- The problem: Retype the run of lines that opens with the line containing "Give me the matplotlib source for this chart." and closes with the line containing "fig = plt.figure(figsize=(17.87, 8.18), dpi=100)", exactly and inclusively, but skip the pictures.

- Items:
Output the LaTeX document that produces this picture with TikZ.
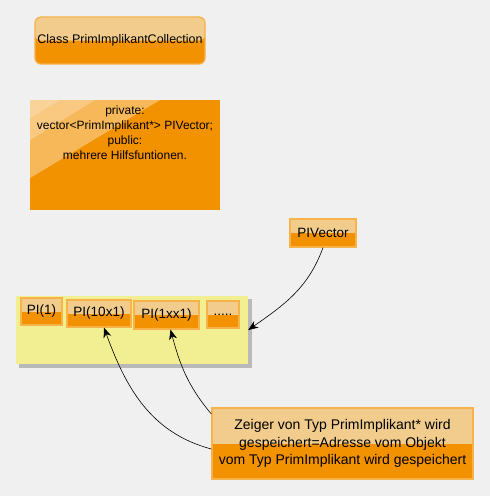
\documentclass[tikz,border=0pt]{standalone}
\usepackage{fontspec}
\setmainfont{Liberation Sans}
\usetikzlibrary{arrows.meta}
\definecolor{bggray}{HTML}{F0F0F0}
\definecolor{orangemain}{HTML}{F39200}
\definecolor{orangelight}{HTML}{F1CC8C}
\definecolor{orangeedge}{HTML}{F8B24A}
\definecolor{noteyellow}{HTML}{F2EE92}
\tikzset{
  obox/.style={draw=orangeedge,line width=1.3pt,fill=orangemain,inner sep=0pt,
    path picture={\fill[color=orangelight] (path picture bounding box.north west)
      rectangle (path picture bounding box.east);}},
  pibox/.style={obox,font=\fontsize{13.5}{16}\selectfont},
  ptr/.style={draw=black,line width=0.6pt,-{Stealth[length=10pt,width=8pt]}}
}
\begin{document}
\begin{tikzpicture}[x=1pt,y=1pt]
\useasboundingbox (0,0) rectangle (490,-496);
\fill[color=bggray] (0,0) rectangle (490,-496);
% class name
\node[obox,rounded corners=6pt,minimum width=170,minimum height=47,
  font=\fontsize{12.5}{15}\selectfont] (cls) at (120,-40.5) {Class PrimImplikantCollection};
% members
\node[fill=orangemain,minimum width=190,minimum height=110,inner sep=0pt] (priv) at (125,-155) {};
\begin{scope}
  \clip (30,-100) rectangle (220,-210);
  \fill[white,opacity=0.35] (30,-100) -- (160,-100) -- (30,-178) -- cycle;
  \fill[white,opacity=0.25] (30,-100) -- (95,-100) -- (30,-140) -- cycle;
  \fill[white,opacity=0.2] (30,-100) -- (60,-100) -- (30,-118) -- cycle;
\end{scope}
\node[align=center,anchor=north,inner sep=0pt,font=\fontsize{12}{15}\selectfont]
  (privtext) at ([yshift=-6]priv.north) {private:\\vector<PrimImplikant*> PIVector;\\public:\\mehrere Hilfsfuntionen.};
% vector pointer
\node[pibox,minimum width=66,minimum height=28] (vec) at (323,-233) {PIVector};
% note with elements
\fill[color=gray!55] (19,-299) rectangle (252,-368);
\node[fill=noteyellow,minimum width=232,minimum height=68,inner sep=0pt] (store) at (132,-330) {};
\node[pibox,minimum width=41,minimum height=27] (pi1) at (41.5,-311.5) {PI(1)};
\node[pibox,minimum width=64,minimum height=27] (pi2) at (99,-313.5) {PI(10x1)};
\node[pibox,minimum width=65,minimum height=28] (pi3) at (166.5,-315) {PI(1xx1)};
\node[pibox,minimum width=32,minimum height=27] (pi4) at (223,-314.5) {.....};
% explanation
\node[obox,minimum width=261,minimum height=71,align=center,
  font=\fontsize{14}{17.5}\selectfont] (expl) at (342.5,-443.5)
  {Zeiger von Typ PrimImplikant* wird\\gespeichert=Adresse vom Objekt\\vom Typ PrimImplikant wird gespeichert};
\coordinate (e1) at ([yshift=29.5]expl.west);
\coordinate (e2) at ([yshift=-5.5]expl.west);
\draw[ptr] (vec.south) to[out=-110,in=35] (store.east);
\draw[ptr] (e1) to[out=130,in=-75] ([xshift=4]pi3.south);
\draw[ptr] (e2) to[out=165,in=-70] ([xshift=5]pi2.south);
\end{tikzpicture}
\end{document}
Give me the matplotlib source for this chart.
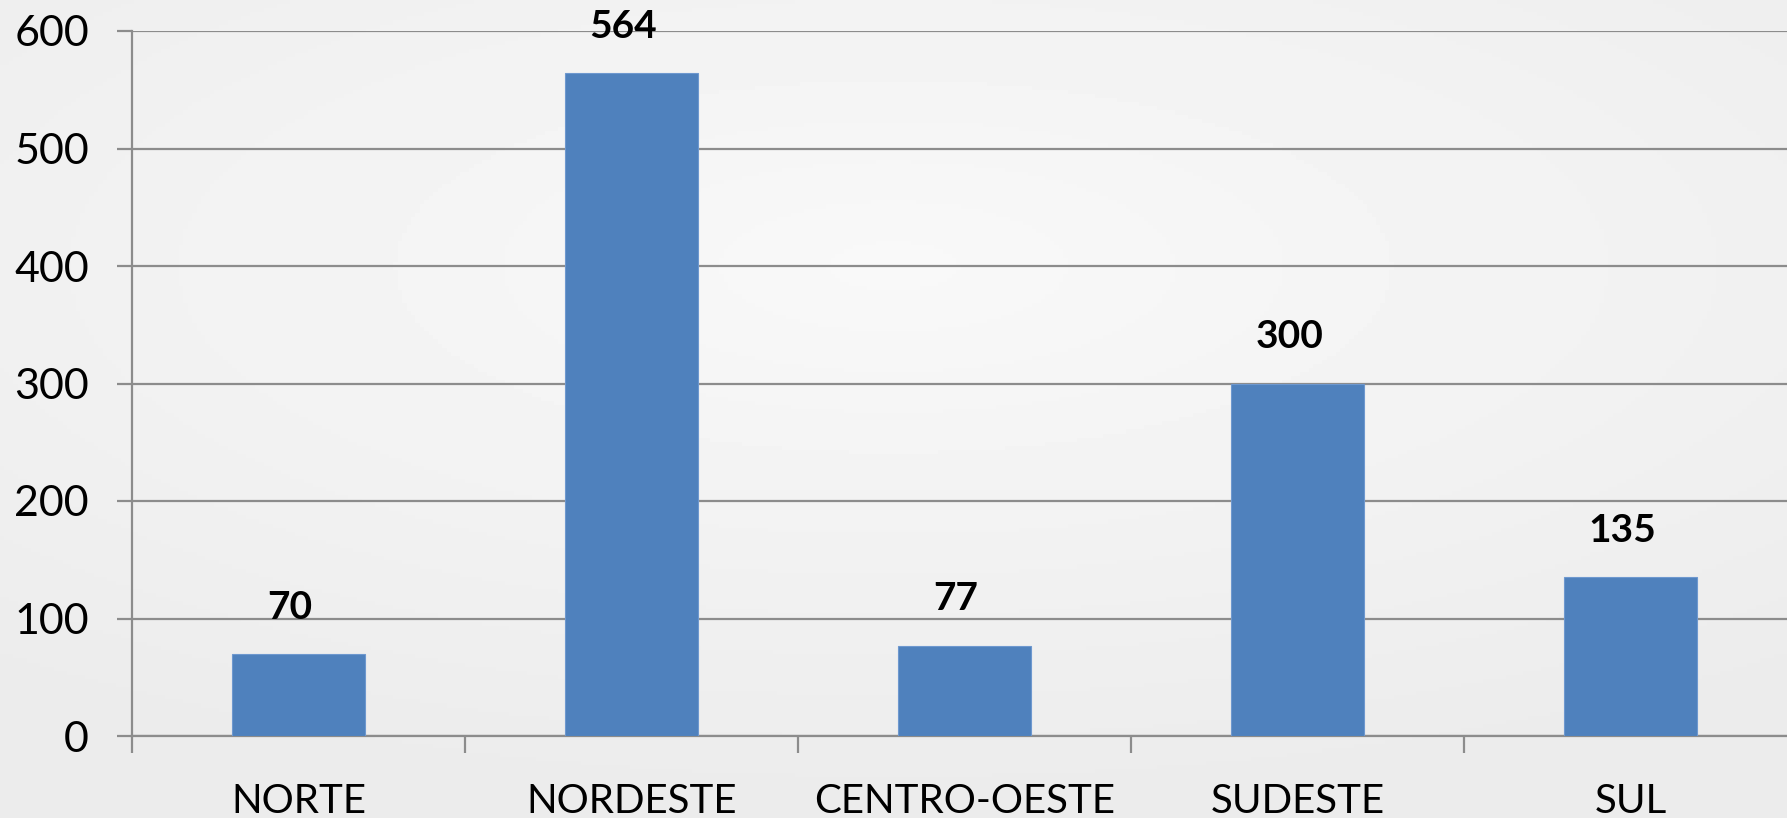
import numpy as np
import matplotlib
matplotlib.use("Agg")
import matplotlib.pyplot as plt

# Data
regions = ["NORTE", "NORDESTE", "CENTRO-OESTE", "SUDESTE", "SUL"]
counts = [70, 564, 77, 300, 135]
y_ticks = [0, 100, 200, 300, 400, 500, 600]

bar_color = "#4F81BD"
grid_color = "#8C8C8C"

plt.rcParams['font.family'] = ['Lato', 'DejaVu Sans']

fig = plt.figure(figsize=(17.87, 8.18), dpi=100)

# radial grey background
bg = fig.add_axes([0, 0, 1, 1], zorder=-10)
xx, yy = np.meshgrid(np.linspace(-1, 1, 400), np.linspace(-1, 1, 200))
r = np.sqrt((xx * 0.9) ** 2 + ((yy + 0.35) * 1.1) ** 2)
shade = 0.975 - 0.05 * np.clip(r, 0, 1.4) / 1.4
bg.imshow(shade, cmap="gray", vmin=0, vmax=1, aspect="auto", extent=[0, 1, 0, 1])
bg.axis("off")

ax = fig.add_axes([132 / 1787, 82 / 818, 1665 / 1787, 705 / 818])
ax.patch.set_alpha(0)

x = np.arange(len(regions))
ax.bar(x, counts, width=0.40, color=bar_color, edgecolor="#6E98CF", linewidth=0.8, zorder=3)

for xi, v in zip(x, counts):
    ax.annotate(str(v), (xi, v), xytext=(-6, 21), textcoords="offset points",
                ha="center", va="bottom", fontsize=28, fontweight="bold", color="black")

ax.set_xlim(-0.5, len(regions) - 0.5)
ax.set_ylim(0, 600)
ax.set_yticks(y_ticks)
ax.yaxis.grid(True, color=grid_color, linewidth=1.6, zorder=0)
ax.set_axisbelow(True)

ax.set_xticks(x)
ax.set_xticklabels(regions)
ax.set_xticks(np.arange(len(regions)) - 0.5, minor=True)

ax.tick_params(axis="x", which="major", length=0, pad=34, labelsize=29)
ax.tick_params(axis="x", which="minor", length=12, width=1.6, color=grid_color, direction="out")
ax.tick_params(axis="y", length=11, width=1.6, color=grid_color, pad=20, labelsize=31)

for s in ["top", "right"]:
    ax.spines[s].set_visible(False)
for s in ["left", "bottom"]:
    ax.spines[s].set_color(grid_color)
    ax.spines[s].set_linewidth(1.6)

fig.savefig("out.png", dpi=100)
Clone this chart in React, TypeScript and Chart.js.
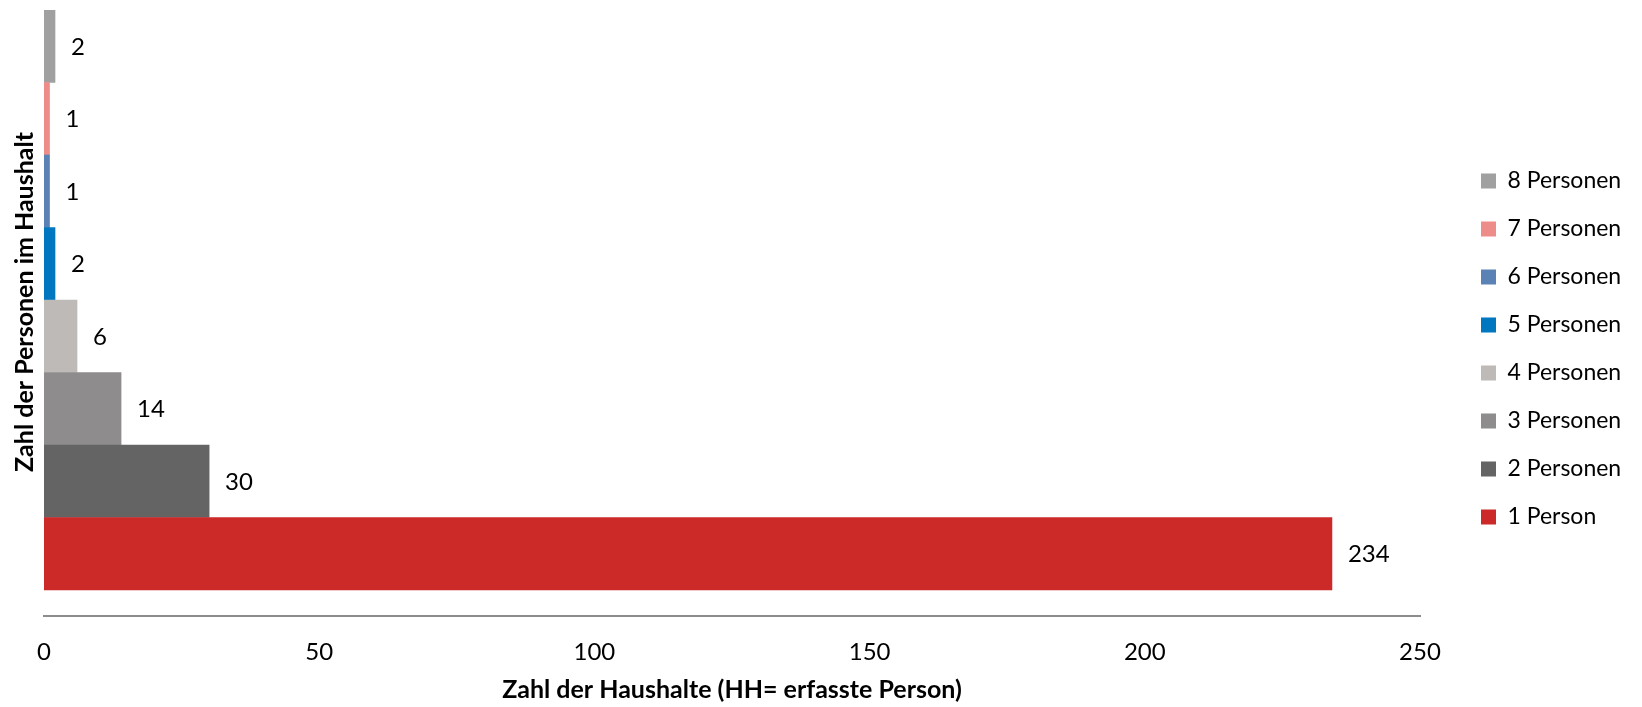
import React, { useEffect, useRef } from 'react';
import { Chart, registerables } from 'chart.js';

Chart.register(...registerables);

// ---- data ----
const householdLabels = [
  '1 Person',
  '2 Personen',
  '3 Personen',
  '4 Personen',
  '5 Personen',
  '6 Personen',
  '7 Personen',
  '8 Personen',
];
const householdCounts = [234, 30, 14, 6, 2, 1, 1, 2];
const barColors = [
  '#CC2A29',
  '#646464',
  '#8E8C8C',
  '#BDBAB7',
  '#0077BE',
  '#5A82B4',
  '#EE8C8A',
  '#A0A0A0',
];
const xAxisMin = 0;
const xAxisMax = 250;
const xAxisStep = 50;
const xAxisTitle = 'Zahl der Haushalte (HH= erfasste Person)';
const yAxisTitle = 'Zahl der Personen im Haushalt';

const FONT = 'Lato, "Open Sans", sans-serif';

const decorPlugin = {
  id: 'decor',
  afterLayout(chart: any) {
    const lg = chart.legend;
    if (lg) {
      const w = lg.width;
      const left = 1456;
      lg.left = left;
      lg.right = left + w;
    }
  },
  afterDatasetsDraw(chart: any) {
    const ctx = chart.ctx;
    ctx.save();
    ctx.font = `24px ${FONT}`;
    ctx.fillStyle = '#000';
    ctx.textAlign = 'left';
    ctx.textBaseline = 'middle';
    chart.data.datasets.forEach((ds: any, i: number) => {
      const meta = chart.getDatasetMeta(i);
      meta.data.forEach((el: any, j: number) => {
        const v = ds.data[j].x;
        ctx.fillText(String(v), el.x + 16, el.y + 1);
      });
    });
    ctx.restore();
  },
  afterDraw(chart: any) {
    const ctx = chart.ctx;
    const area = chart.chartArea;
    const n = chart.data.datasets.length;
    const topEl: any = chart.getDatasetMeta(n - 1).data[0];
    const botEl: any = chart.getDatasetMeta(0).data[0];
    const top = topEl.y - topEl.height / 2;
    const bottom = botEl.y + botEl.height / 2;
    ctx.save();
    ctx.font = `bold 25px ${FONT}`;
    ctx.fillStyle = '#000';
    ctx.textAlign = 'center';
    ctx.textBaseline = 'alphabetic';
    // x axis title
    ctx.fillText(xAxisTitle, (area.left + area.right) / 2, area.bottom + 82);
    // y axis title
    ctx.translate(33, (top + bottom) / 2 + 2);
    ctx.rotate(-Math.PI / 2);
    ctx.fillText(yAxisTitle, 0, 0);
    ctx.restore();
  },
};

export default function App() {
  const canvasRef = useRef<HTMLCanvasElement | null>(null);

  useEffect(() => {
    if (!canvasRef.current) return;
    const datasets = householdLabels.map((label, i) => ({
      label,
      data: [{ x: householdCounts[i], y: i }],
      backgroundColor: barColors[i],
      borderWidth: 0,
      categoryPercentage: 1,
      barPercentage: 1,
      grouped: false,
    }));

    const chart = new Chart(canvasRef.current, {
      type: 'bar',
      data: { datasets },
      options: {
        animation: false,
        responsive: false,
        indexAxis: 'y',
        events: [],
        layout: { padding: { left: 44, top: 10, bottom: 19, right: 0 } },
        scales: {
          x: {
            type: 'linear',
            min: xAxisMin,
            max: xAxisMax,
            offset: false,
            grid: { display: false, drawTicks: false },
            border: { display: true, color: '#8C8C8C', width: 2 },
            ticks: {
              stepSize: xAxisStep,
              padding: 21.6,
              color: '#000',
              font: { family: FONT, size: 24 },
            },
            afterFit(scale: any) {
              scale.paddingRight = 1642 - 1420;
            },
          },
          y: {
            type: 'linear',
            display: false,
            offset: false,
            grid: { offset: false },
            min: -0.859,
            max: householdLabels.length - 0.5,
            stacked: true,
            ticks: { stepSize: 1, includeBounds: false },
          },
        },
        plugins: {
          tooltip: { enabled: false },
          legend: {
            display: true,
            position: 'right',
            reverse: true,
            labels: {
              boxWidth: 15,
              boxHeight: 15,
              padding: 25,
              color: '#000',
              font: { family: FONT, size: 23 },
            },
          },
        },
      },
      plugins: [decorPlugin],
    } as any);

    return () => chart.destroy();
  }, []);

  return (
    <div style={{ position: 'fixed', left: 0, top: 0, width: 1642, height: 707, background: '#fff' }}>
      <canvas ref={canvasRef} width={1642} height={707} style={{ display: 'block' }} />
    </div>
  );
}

- Reply to the task:
Give me the matplotlib source for this chart.
import numpy as np
import matplotlib
matplotlib.use("Agg")
import matplotlib.pyplot as plt

# Data
regions = ["NORTE", "NORDESTE", "CENTRO-OESTE", "SUDESTE", "SUL"]
counts = [70, 564, 77, 300, 135]
y_ticks = [0, 100, 200, 300, 400, 500, 600]

bar_color = "#4F81BD"
grid_color = "#8C8C8C"

plt.rcParams['font.family'] = ['Lato', 'DejaVu Sans']

fig = plt.figure(figsize=(17.87, 8.18), dpi=100)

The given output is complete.